#### MATERIAL PROVIDED

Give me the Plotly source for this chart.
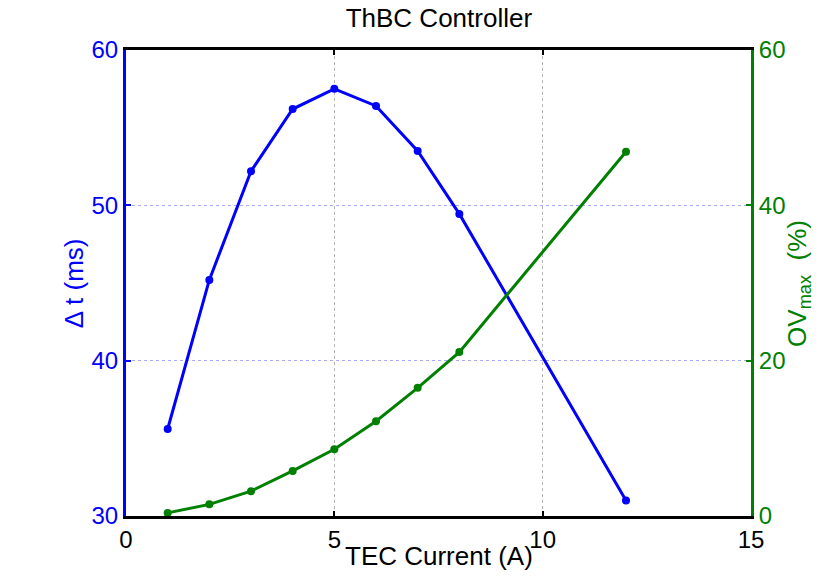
import plotly.graph_objects as go

current = [1, 2, 3, 4, 5, 6, 7, 8, 12]
delta_t = [35.6, 45.2, 52.2, 56.2, 57.5, 56.4, 53.5, 49.45, 31.0]
ov_max = [0.4, 1.5, 3.2, 5.8, 8.6, 12.2, 16.5, 21.1, 46.9]

x_ticks = [0, 5, 10, 15]
y1_ticks = [30, 40, 50, 60]
y2_ticks = [0, 20, 40, 60]

BLUE = "#0000ff"
GREEN = "#008000"
FONT = "Liberation Sans, Arial, sans-serif"
TICK = 24
LAB = 26

fig = go.Figure()
fig.add_trace(go.Scatter(x=current, y=delta_t, mode="lines+markers",
                         line=dict(color=BLUE, width=3),
                         marker=dict(color=BLUE, size=8),
                         yaxis="y", showlegend=False))
fig.add_trace(go.Scatter(x=current, y=ov_max, mode="lines+markers",
                         line=dict(color=GREEN, width=3),
                         marker=dict(color=GREEN, size=8),
                         yaxis="y2", showlegend=False))

fig.update_layout(
    width=825, height=583,
    margin=dict(l=126, r=74, t=50, b=67),
    paper_bgcolor="white", plot_bgcolor="white",
    font=dict(family=FONT, size=TICK, color="black"),
    title=dict(text="ThBC Controller", x=0.532, xanchor="center", y=0.969, yanchor="middle",
               font=dict(family=FONT, size=LAB, color="black")),
    xaxis=dict(range=[0, 15], tickvals=x_ticks, ticktext=[str(v) for v in x_ticks],
               showgrid=True, gridcolor="#b4b4b4", griddash="dot", gridwidth=1,
               showline=True, linecolor="black", linewidth=3, mirror="ticks",
               ticks="inside", ticklen=5, tickwidth=2, tickcolor="black",
               zeroline=False,
               tickfont=dict(family=FONT, size=TICK, color="black")),
    yaxis=dict(range=[30, 60], tickvals=y1_ticks, ticktext=[str(v) for v in y1_ticks],
               showgrid=True, gridcolor="#a8a8ff", griddash="dot", gridwidth=1,
               showline=True, linecolor=BLUE, linewidth=3,
               ticks="inside", ticklen=5, tickwidth=2, tickcolor=BLUE,
               zeroline=False,
               tickfont=dict(family=FONT, size=TICK, color=BLUE)),
    yaxis2=dict(range=[0, 60], tickvals=y2_ticks, ticktext=[str(v) for v in y2_ticks],
                overlaying="y", side="right", showgrid=False,
                showline=True, linecolor=GREEN, linewidth=3,
                ticks="inside", ticklen=5, tickwidth=2, tickcolor=GREEN,
                zeroline=False,
                tickfont=dict(family=FONT, size=TICK, color=GREEN)),
    annotations=[
        dict(text="TEC Current (A)", xref="paper", yref="paper", x=0.5, y=-0.086,
             xanchor="center", yanchor="middle", showarrow=False,
             font=dict(family=FONT, size=LAB, color="black")),
        dict(text="Δ t (ms)", xref="paper", yref="paper", x=-0.083, y=0.5,
             xanchor="center", yanchor="middle", textangle=-90, showarrow=False,
             font=dict(family=FONT, size=LAB, color=BLUE)),
        dict(text="OV<sub>max</sub>  (%)", xref="paper", yref="paper", x=1.075, y=0.5,
             xanchor="center", yanchor="middle", textangle=-90, showarrow=False,
             font=dict(family=FONT, size=LAB, color=GREEN)),
    ],
)

fig.write_html("out.html")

########

● **WHAT YOU HAVE TO DO**
Reproduce the full listing above verbatim, with no pictures included.

● **OUTPUT OF THE TASK**
Give me the Plotly source for this chart.
import plotly.graph_objects as go

current = [1, 2, 3, 4, 5, 6, 7, 8, 12]
delta_t = [35.6, 45.2, 52.2, 56.2, 57.5, 56.4, 53.5, 49.45, 31.0]
ov_max = [0.4, 1.5, 3.2, 5.8, 8.6, 12.2, 16.5, 21.1, 46.9]

x_ticks = [0, 5, 10, 15]
y1_ticks = [30, 40, 50, 60]
y2_ticks = [0, 20, 40, 60]

BLUE = "#0000ff"
GREEN = "#008000"
FONT = "Liberation Sans, Arial, sans-serif"
TICK = 24
LAB = 26

fig = go.Figure()
fig.add_trace(go.Scatter(x=current, y=delta_t, mode="lines+markers",
                         line=dict(color=BLUE, width=3),
                         marker=dict(color=BLUE, size=8),
                         yaxis="y", showlegend=False))
fig.add_trace(go.Scatter(x=current, y=ov_max, mode="lines+markers",
                         line=dict(color=GREEN, width=3),
                         marker=dict(color=GREEN, size=8),
                         yaxis="y2", showlegend=False))

fig.update_layout(
    width=825, height=583,
    margin=dict(l=126, r=74, t=50, b=67),
    paper_bgcolor="white", plot_bgcolor="white",
    font=dict(family=FONT, size=TICK, color="black"),
    title=dict(text="ThBC Controller", x=0.532, xanchor="center", y=0.969, yanchor="middle",
               font=dict(family=FONT, size=LAB, color="black")),
    xaxis=dict(range=[0, 15], tickvals=x_ticks, ticktext=[str(v) for v in x_ticks],
               showgrid=True, gridcolor="#b4b4b4", griddash="dot", gridwidth=1,
               showline=True, linecolor="black", linewidth=3, mirror="ticks",
               ticks="inside", ticklen=5, tickwidth=2, tickcolor="black",
               zeroline=False,
               tickfont=dict(family=FONT, size=TICK, color="black")),
    yaxis=dict(range=[30, 60], tickvals=y1_ticks, ticktext=[str(v) for v in y1_ticks],
               showgrid=True, gridcolor="#a8a8ff", griddash="dot", gridwidth=1,
               showline=True, linecolor=BLUE, linewidth=3,
               ticks="inside", ticklen=5, tickwidth=2, tickcolor=BLUE,
               zeroline=False,
               tickfont=dict(family=FONT, size=TICK, color=BLUE)),
    yaxis2=dict(range=[0, 60], tickvals=y2_ticks, ticktext=[str(v) for v in y2_ticks],
                overlaying="y", side="right", showgrid=False,
                showline=True, linecolor=GREEN, linewidth=3,
                ticks="inside", ticklen=5, tickwidth=2, tickcolor=GREEN,
                zeroline=False,
                tickfont=dict(family=FONT, size=TICK, color=GREEN)),
    annotations=[
        dict(text="TEC Current (A)", xref="paper", yref="paper", x=0.5, y=-0.086,
             xanchor="center", yanchor="middle", showarrow=False,
             font=dict(family=FONT, size=LAB, color="black")),
        dict(text="Δ t (ms)", xref="paper", yref="paper", x=-0.083, y=0.5,
             xanchor="center", yanchor="middle", textangle=-90, showarrow=False,
             font=dict(family=FONT, size=LAB, color=BLUE)),
        dict(text="OV<sub>max</sub>  (%)", xref="paper", yref="paper", x=1.075, y=0.5,
             xanchor="center", yanchor="middle", textangle=-90, showarrow=False,
             font=dict(family=FONT, size=LAB, color=GREEN)),
    ],
)

fig.write_html("out.html")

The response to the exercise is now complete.